◆ SHORT TASK ◆
Copy every line of the following data that includes the string "this".

◆ GIVEN DATA ◆
━━━━

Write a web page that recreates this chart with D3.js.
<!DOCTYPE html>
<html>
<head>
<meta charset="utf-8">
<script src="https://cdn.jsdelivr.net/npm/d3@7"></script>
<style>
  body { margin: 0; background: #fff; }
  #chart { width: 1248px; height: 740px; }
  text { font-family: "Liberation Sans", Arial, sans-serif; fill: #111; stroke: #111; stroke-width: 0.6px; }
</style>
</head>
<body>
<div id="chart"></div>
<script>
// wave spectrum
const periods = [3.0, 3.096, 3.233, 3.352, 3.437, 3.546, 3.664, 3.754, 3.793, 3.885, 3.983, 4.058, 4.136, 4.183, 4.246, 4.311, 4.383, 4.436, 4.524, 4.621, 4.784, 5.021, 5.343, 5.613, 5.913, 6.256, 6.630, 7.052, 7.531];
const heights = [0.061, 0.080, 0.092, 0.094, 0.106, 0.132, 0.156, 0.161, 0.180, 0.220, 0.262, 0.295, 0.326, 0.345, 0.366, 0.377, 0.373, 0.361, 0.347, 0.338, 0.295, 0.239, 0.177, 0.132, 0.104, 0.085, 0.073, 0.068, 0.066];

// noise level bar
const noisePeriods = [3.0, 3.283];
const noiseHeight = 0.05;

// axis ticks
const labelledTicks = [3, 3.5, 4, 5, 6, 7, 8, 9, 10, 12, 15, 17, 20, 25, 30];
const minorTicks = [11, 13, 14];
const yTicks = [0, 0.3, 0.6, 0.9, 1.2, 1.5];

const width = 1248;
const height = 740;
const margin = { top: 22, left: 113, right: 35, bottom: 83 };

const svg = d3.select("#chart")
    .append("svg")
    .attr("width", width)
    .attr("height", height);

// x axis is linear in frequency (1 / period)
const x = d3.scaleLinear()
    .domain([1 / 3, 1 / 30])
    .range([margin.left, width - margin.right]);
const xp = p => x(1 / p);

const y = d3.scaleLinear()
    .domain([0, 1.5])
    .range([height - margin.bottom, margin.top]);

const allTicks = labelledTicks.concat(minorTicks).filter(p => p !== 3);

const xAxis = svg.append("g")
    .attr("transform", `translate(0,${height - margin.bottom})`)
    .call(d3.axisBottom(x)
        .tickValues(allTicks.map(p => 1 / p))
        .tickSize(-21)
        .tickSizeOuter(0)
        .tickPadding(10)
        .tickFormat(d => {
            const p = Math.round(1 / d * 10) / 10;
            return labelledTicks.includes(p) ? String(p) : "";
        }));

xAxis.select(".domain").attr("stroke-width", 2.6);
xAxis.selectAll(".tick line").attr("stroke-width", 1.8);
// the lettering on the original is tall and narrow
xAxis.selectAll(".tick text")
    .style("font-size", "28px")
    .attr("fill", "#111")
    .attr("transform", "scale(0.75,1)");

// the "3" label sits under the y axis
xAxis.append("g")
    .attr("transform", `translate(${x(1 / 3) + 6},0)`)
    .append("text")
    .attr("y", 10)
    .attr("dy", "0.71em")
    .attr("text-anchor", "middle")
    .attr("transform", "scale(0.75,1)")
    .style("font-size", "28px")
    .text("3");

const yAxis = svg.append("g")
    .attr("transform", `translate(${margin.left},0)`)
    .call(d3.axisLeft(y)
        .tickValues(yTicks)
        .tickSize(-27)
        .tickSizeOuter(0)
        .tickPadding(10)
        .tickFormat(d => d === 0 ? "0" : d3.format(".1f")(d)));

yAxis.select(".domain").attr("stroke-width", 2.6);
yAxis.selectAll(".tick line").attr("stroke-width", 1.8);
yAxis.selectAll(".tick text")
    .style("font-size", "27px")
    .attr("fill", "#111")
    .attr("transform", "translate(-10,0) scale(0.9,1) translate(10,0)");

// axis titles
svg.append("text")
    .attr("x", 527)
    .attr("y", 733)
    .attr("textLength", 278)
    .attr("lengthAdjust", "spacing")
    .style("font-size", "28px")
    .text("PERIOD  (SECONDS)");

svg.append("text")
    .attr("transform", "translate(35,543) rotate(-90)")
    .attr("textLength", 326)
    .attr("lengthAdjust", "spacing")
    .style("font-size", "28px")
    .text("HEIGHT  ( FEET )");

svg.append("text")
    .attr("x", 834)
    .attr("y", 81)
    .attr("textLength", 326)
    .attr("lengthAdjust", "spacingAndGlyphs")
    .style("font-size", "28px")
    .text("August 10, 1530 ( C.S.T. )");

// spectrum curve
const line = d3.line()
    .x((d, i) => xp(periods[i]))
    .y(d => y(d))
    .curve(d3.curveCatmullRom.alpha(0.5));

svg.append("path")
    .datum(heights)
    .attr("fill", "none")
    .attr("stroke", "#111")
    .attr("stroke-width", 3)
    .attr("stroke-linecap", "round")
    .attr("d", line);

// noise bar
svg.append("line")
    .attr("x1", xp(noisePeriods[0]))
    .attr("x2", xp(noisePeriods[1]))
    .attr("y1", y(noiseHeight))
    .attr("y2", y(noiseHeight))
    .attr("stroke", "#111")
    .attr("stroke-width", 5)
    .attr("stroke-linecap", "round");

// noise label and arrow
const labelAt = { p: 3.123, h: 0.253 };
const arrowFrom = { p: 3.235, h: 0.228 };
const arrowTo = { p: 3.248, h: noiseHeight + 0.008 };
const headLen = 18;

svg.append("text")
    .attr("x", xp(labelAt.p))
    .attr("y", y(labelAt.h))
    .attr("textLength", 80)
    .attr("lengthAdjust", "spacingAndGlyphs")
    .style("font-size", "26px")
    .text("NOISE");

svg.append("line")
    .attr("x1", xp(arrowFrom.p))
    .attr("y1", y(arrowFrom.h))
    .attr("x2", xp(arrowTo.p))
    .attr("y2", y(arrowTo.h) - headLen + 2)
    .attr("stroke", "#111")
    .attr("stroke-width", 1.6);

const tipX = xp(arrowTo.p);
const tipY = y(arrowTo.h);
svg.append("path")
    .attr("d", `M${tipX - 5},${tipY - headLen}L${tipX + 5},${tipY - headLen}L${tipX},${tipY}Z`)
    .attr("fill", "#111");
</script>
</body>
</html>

━━━━

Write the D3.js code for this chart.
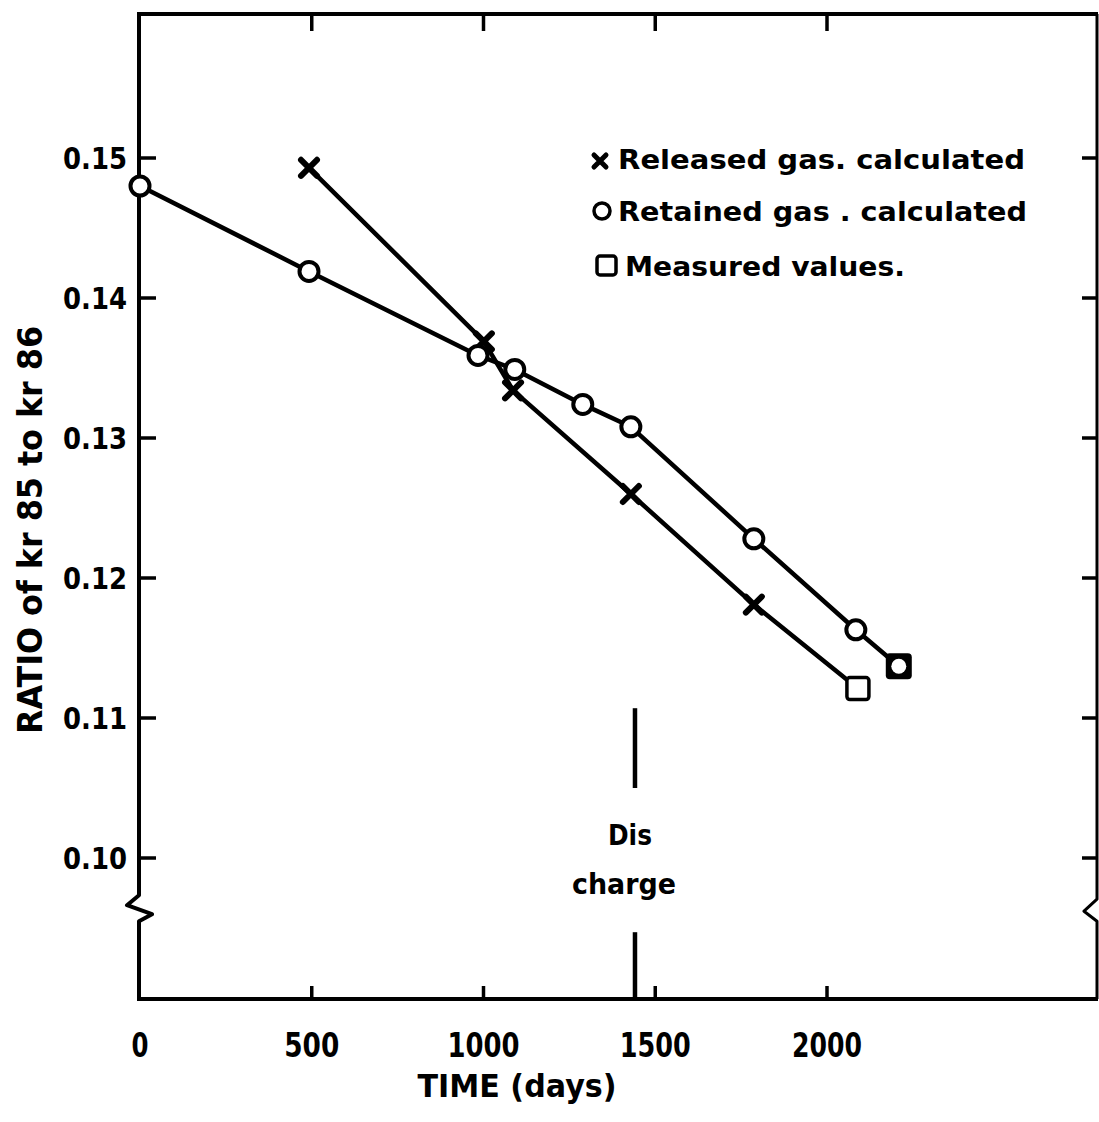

━━━━

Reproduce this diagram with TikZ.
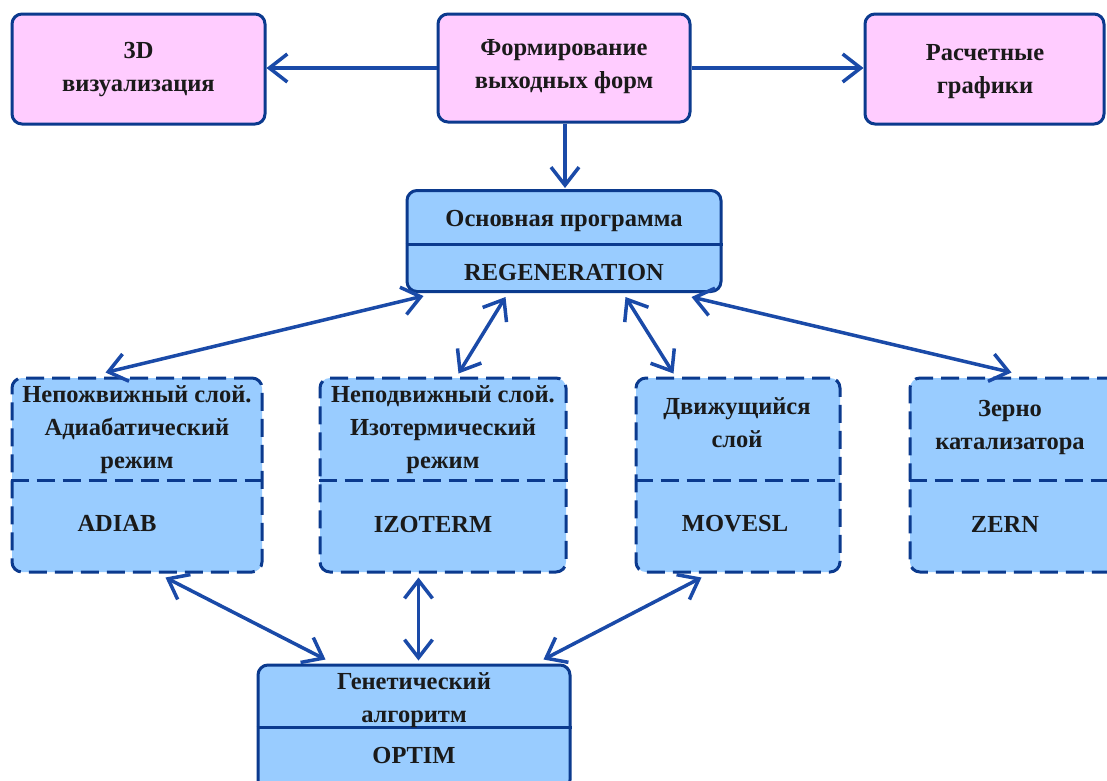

━━━━

◆ ANSWER BELOW ◆
Write a web page that recreates this chart with D3.js.
Write the D3.js code for this chart.
Reproduce this diagram with TikZ.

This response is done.